Ou seja, isso permitiu à Ferrari vender apenas 2% menos carros nos seus últimos e controversos resultados, apesar de o volume de negócios na China ter caído 29% – na verdade, o lucro da marca italiana aumentou 7%. Mesmo vendendo menos automóveis, as receitas totais aumentaram 7% para 1,73 mil milhões de euros (no terceiro trimestre). Como isso é possível? Graças ao enorme poder de ‘precificação’ que a marca adquiriu.
Enquanto as restantes empresas competem para manter a sua quota de mercado, a Ferrari pode permitir-se aumentos ostentosos de preços sem que os seus clientes pestanejem. Consequentemente, “a nossa perspetiva positiva para carros superluxuosos permanece intacta, embora as entregas tenham sido escassas”, apontaram os analistas da ‘Bloomberg Intelligence’.
Trump ‘não importa’
“Os ricos não choram”. Essa é uma das razões pelas quais os analistas consideram o outro grande problema praticamente resolvido: Donald Trump. A empresa europeia mal se moveu com a vitória de Trump, apesar de este ter prometido uma tarifa universal de 10% e antes das eleições ter apontado diretamente para a Europa. No entanto, “o problema da Ferrari é que, se for uma tarifa de 10%, 20% ou 30%, provavelmente poderá repassá-la facilmente para o preço ao consumidor, tendo em conta o cliente a quem se destina. Se alguém quer comprar um Ferrari, não olha ao preço.”

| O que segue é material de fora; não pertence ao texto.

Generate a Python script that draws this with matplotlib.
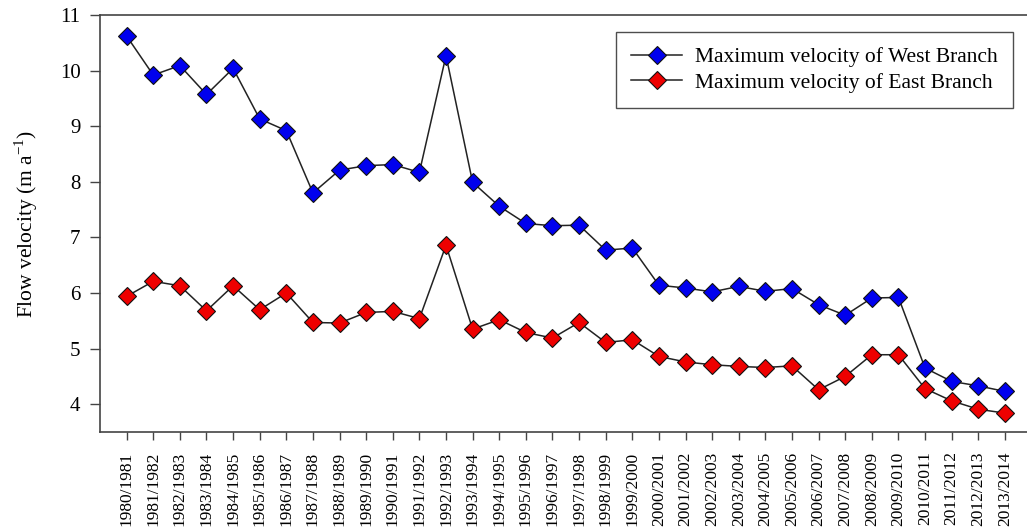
import matplotlib
matplotlib.use("Agg")
import matplotlib.pyplot as plt

plt.rcParams['font.family'] = ['Liberation Serif', 'DejaVu Serif']
plt.rcParams['mathtext.fontset'] = 'custom'
plt.rcParams['mathtext.rm'] = 'Liberation Serif'

years = [f"{y}/{y + 1}" for y in range(1980, 2014)]

west = [10.62, 9.92, 10.09, 9.57, 10.04, 9.13, 8.92, 7.80, 8.21, 8.29,
        8.31, 8.17, 10.27, 7.99, 7.56, 7.25, 7.21, 7.22, 6.77, 6.81,
        6.14, 6.09, 6.02, 6.12, 6.03, 6.08, 5.79, 5.60, 5.91, 5.92,
        4.65, 4.41, 4.33, 4.23]
east = [5.94, 6.21, 6.13, 5.68, 6.13, 5.70, 6.00, 5.47, 5.46, 5.65,
        5.67, 5.54, 6.86, 5.35, 5.52, 5.29, 5.19, 5.47, 5.11, 5.16,
        4.86, 4.76, 4.71, 4.68, 4.66, 4.69, 4.26, 4.50, 4.89, 4.89,
        4.28, 4.06, 3.91, 3.84]

fig = plt.figure(figsize=(10.27, 5.31), dpi=100)
ax = fig.add_axes([0.0974, 0.1864, 0.9026, 0.7854])

x = list(range(len(years)))
ax.plot(x, west, color='#222222', lw=1.1, marker='D', ms=9,
        markerfacecolor='#0000ee', markeredgecolor='#111111', mew=0.8,
        label='Maximum velocity of West Branch')
ax.plot(x, east, color='#222222', lw=1.1, marker='D', ms=9,
        markerfacecolor='#ee0000', markeredgecolor='#111111', mew=0.8,
        label='Maximum velocity of East Branch')

ax.set_xlim(-1, 33.83)
ax.set_ylim(3.5, 11)
ax.set_yticks(range(4, 12))
ax.set_xticks(x)
ax.set_xticklabels(years, rotation=90, fontsize=12.5)
ax.tick_params(axis='y', labelsize=15, length=7, width=1, pad=7, color='#444444')
ax.tick_params(axis='x', length=6, width=1, pad=8, color='#444444')
ax.set_ylabel(r'Flow velocity (m a$^{\mathregular{-1}}$)', fontsize=15.5, labelpad=14)

ax.spines['right'].set_visible(False)
for s in ['left', 'top', 'bottom']:
    ax.spines[s].set_color('#444444')
    ax.spines[s].set_linewidth(1.2)

leg = ax.legend(loc='upper right', bbox_to_anchor=(0.985, 0.959), fontsize=15.5,
                frameon=True, fancybox=False, edgecolor='#222222',
                handlelength=2.4, handletextpad=0.6, borderpad=0.7,
                labelspacing=0.25, borderaxespad=0)
leg.get_frame().set_linewidth(1.0)

fig.savefig('out.png', dpi=100)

Isto foi claramente visto no supercarro F80 lançado em outubro. Como destacou Edmond Rothschild, “os novos supercarros aparecem a cada 10 anos para mostrar a tecnologia avançada desenvolvida pelo departamento de alto desempenho da empresa”. No entanto, a empresa italiana surpreendeu a todos com o preço dos modelos 799, que custará 3,9 milhões de euros. “O número de carros a serem construídos e o preço superaram em muito as expectativas e as ações subiram. A Ferrari já alcançou resultados muito bons neste ano, superando em muito o resto do setor automóvel.”
A vitória verde da Ferrari
Os analistas acreditam que a Ferrari é uma das empresas de automóveis de luxo mais bem preparada para a renovação dos veículos elétricos. A 27 de setembro último, a marca do ‘Cavallino Rampante’ anunciou que havia preparado o seu primeiro supercarro totalmente elétrico para o quarto trimestre de 2025. Segundo a empresa, o modelo está “totalmente no caminho certo”.
Apesar de chegar muito tarde e de se considerar um dos considerados ‘derrotados’ da transição verde, a Ferrari tem conseguido recuperar o tempo perdido e, de facto, o seu ‘atraso’ pode até ser uma boa notícia – empresas como Stellantis ou Volkswagen que anteriormente optaram por EV enfrentaram grandes problemas de concorrência e desaceleração nas vendas. Assim, a Ferrari alcançaria um mercado mais “maduro” e manteria essa posição como uma “marca de luxo”, permitindo-lhe escapar às dificuldades da guerra de preços.